» Exercise instructions
Leave out all pictures and give back precisely the lines from the line with "Recreate this image" to the line with "import plotly.graph_objects as go", including those two lines.

» Material supplied

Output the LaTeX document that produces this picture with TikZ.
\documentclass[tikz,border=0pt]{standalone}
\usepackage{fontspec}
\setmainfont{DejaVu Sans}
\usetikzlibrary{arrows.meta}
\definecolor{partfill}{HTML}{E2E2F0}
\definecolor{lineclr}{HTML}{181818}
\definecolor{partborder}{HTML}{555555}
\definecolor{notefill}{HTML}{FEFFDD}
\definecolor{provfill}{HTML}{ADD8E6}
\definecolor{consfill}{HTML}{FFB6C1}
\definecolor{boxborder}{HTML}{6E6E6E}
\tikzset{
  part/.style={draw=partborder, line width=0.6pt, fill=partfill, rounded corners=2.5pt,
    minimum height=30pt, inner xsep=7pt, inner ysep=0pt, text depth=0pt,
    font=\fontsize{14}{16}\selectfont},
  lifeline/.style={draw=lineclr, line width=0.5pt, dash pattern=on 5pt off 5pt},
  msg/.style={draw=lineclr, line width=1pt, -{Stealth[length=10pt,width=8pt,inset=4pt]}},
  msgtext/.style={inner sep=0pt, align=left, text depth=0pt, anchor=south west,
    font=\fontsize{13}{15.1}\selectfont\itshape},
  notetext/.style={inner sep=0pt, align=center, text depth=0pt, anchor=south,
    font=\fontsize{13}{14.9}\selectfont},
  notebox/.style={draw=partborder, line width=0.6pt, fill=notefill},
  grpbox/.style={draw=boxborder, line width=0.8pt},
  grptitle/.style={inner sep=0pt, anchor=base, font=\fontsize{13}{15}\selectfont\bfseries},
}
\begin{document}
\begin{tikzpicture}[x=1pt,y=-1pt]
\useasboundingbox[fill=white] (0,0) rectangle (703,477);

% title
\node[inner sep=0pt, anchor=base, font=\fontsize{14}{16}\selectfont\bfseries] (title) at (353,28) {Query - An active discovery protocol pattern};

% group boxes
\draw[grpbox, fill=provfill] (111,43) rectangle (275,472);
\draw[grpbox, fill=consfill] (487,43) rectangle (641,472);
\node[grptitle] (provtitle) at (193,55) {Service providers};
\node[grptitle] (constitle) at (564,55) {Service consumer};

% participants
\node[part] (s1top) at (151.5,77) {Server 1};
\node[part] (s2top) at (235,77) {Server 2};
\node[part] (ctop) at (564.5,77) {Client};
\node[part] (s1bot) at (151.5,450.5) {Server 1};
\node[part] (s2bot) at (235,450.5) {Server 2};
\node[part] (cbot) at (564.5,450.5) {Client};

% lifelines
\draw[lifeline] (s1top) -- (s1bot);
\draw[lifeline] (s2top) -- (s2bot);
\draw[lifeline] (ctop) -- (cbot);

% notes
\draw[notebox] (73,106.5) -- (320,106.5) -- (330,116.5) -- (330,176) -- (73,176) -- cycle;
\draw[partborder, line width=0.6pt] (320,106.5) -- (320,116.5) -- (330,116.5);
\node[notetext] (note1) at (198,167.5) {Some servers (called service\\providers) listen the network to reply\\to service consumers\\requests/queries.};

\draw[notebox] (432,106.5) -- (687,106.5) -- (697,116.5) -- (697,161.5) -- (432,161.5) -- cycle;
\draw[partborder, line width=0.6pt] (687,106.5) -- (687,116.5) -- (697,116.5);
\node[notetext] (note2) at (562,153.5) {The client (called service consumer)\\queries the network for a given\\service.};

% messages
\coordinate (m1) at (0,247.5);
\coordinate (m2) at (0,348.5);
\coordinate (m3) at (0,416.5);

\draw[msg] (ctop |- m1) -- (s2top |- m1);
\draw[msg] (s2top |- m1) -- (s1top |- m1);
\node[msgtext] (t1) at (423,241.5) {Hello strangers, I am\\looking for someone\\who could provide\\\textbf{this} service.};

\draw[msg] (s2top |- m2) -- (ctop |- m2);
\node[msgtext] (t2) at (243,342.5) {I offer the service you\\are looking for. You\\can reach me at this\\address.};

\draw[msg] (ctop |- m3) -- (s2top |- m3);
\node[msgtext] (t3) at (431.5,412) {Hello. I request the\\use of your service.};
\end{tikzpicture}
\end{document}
--
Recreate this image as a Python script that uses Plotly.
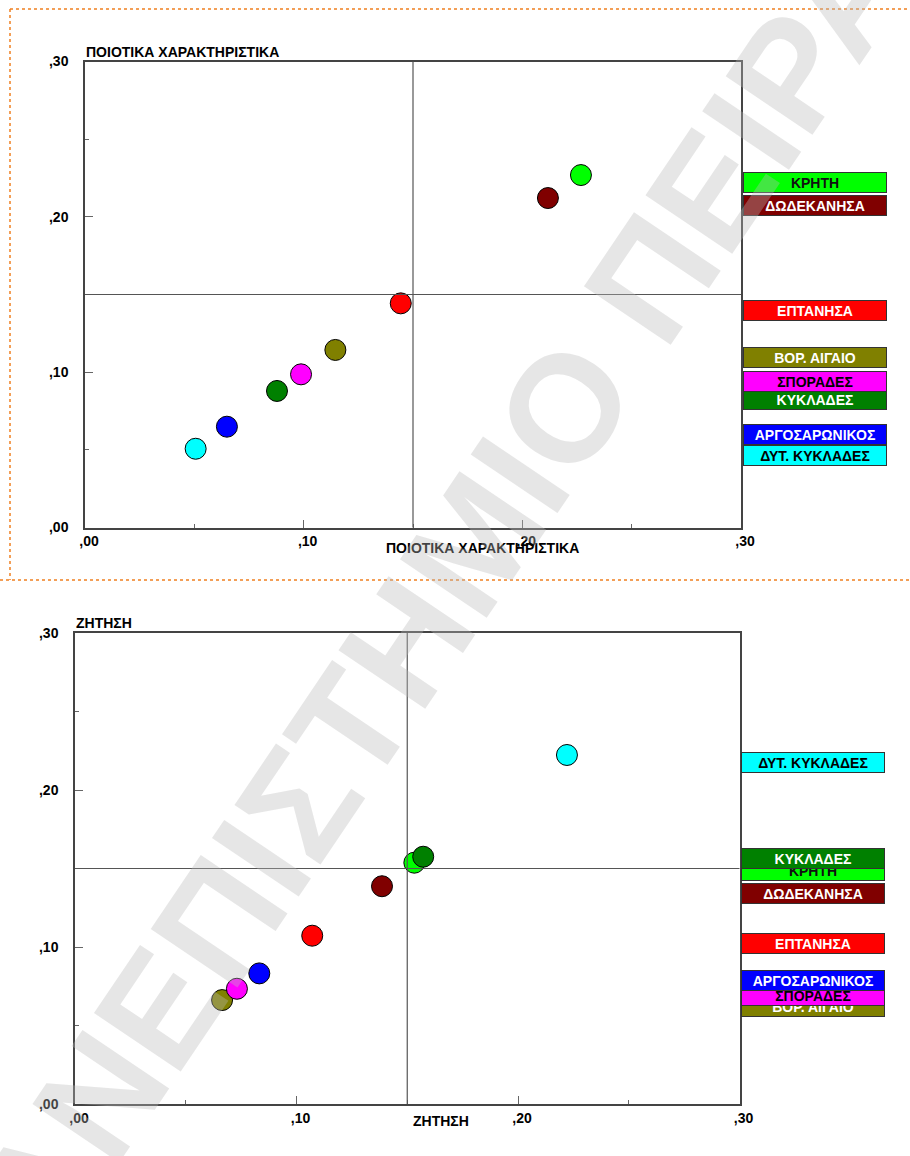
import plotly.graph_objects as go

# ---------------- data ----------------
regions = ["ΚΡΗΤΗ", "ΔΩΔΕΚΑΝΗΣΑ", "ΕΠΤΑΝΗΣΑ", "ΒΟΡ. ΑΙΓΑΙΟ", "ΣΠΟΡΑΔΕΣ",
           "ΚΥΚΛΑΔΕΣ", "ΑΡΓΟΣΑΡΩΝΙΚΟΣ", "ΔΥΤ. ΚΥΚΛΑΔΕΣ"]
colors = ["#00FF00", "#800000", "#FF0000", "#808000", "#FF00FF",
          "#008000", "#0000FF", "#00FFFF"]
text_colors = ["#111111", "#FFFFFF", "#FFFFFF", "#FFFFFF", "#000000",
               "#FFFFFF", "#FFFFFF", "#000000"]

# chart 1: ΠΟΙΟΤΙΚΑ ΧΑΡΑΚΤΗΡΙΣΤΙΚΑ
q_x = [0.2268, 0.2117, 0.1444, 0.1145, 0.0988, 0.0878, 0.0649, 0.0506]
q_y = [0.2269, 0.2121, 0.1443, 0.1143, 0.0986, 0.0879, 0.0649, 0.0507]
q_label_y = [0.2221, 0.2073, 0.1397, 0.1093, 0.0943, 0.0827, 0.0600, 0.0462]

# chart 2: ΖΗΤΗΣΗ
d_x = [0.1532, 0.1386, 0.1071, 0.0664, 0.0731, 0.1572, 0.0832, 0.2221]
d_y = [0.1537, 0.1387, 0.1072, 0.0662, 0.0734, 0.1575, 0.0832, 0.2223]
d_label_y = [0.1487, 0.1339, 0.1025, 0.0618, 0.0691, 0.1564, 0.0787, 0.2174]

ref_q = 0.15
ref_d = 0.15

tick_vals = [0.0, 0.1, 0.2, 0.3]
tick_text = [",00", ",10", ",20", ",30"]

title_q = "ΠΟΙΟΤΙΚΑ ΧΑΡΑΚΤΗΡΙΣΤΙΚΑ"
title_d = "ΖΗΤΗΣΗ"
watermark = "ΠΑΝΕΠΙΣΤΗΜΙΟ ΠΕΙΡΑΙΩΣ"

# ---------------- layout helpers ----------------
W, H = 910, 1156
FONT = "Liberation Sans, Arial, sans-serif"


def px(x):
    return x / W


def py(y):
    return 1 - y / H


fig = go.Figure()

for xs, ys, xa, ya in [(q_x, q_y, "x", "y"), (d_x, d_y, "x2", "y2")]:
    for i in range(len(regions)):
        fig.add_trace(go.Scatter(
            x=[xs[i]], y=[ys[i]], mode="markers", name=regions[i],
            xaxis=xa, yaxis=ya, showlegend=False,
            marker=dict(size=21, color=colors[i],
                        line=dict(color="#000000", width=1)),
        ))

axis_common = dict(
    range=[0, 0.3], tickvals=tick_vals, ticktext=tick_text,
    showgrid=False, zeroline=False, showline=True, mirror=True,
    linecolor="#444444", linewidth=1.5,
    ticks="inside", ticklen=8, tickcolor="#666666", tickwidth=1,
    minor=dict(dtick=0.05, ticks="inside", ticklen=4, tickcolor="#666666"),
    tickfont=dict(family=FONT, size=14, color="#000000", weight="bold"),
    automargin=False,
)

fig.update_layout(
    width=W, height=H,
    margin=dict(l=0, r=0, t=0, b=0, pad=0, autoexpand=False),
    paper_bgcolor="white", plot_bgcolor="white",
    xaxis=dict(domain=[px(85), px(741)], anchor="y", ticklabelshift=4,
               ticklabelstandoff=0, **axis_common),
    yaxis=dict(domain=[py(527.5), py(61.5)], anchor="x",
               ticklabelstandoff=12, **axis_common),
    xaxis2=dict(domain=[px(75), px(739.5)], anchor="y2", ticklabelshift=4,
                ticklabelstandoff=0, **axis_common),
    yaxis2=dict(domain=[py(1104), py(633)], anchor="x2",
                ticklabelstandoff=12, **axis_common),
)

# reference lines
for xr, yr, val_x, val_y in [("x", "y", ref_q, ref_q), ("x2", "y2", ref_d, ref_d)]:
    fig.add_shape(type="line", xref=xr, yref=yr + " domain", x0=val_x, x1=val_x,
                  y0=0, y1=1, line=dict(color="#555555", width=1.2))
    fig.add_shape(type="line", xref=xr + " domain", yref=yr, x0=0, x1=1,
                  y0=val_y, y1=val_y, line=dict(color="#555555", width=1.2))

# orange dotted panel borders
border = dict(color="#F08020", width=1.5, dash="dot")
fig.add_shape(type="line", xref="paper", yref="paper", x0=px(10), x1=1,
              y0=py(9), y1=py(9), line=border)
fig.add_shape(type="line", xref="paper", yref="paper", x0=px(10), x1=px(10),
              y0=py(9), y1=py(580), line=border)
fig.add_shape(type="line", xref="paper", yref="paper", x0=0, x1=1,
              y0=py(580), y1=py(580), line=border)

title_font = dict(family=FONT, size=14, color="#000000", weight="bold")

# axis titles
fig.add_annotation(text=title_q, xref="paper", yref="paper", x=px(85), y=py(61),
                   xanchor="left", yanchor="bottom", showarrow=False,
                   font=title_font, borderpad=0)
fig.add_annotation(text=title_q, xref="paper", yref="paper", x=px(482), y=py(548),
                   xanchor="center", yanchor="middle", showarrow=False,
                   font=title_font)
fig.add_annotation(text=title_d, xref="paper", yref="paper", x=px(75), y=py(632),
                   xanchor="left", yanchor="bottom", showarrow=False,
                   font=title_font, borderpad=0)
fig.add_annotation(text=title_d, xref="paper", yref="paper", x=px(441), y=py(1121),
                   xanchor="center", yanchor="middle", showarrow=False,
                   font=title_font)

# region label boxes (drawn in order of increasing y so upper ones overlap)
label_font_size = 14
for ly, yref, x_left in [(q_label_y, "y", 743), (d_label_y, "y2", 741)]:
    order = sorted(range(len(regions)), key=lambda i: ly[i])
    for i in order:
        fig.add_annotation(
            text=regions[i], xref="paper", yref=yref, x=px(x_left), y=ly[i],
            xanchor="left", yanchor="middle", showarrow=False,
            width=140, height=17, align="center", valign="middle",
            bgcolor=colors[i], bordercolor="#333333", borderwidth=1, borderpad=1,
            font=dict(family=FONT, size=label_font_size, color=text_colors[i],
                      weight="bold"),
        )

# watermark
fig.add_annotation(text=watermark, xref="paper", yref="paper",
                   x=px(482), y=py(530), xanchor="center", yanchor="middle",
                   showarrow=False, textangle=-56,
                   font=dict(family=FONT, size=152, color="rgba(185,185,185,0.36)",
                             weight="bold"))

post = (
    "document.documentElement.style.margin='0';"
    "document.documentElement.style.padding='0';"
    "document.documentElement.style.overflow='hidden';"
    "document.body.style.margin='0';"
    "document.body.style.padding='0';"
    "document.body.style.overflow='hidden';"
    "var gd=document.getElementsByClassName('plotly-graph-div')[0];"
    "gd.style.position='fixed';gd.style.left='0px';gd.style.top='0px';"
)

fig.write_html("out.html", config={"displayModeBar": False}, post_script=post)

» Full answer
Recreate this image as a Python script that uses Plotly.
import plotly.graph_objects as go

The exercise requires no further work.